Со временем он начинает хуже учиться. Автор очередной аттестации, указывая на его грубость и неопрятность, делает далеко идущий вывод: “Весьма плохой нравственности при тупом умственном развитии”. В последнее поверить трудно, тем не менее в 1904 году Унгерн оставлен на второй год в младшем специальном классе. Еще через полгода родителям предложено “взять его на свое попечение”, поскольку поведение их сына “достигло предельного балла (4) и продолжает ухудшаться”. Мать и отчим предупреждены, что в любом случае, возьмут они его домой или нет, из корпуса он будет отчислен.
“Вскоре после начала Русско-японской войны, – не без умиления повествует первый биограф Унгерна, Николай Князев, – на утренней поверке как-то недосчитались троих гардемарин младшего класса; одного из них, конечно, звали Романом”. В действительности ничего подобного не было, хотя сам Унгерн тоже говорил, что добровольно оставил Морской корпус, дабы попасть на войну с японцами. Документы это опровергают, но можно допустить, что положение второгодника было для него унизительно, отношения с начальством испортились вконец, поэтому он решил ехать на войну и “предельным баллом” по поведению сознательно провоцировал свое исключение.

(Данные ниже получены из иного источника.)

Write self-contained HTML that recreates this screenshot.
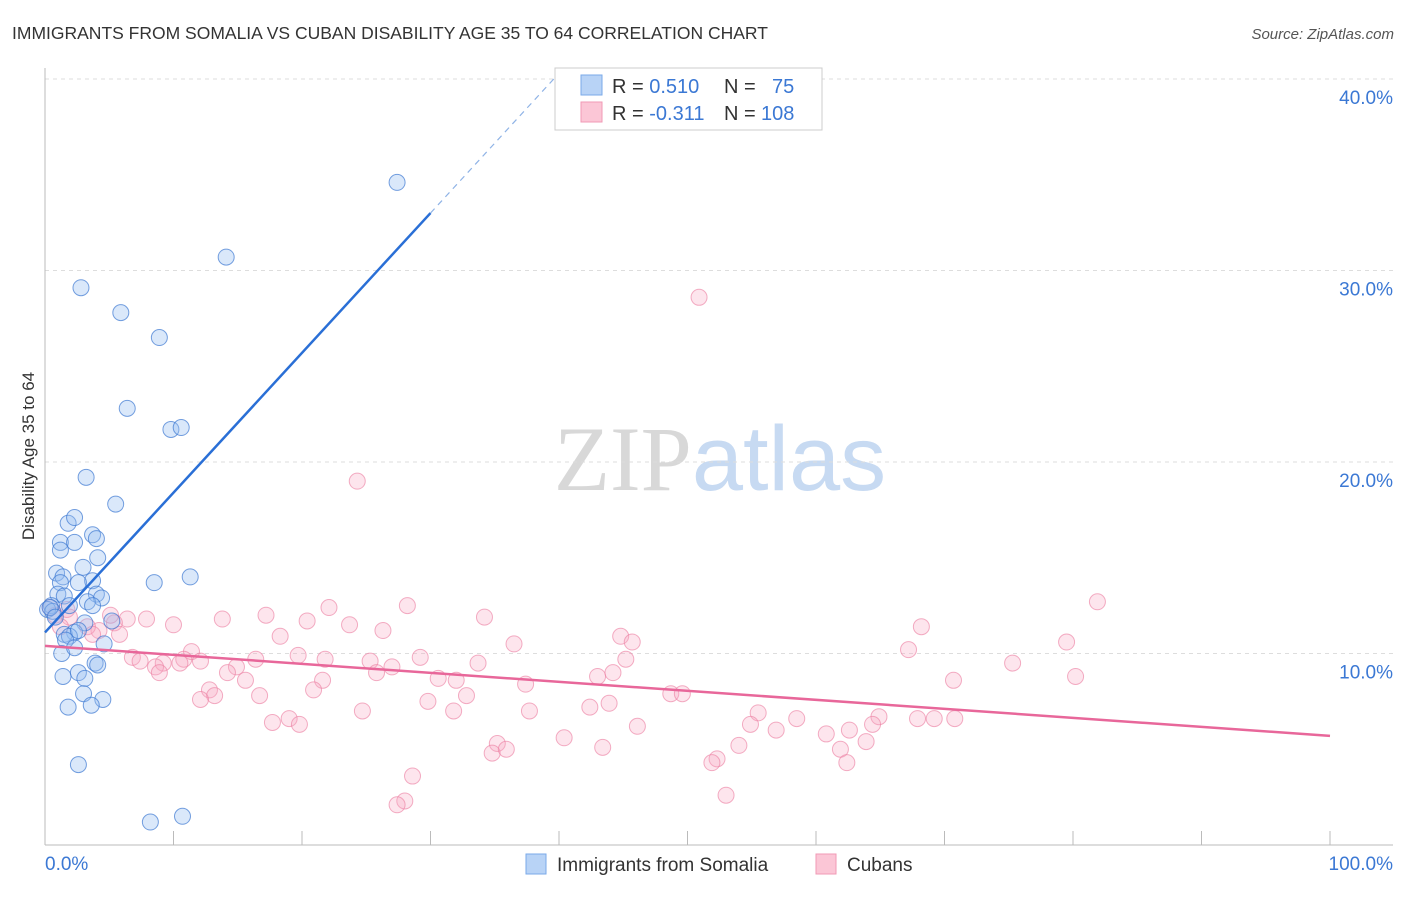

С помощью отчима Унгерн оформился вольноопределяющимся в 91-й Двинский пехотный полк, но повоевать ему не удалось. На Дальний Восток он попал в июне 1905 года, когда бои уже прекратились. Рассказы о его ранениях и полученном им Георгиевском кресте (или даже трех) за храбрость – легенда. Правда, послужной список Унгерна сообщает, что он был награжден “светло-бронзовой” медалью “за поход в Русско-японскую войну”, а всем нижним чинам, прибывшим в действующую армию после сражения под Мукденом, которое Николай II постановил считать концом войны, давали такую же медаль, но “темно-бронзовую”. Это позволяет допустить, что в каких-то диверсионных вылазках Унгерн все-таки успел поучаствовать[14].
Вольноопределяющийся должен был прослужить в армии один год. По истечении этого срока Унгерн вернулся в Петербург и поступил сначала в Инженерное военное училище, где проучился очень недолго, затем – в Павловское пехотное. Здесь он прошел “полный курс наук” и в 1908 году был произведен в офицеры, но не в подпоручики, как следовало ожидать по профилю училища, а в хорунжие 1-го Аргунского полка Забайкальского казачьего войска. Странное для “павлона”, как называли павловских юнкеров, производство и назначение Арвид Унгерн-Штернберг объяснял тем, что его кузен мечтал служить в кавалерии, а выпускнику пехотного училища “возможно было осуществить это желание только в казачьем полку”. Назначению предшествовала обязательная в таких случаях процедура приписки к одной из забайкальских станиц.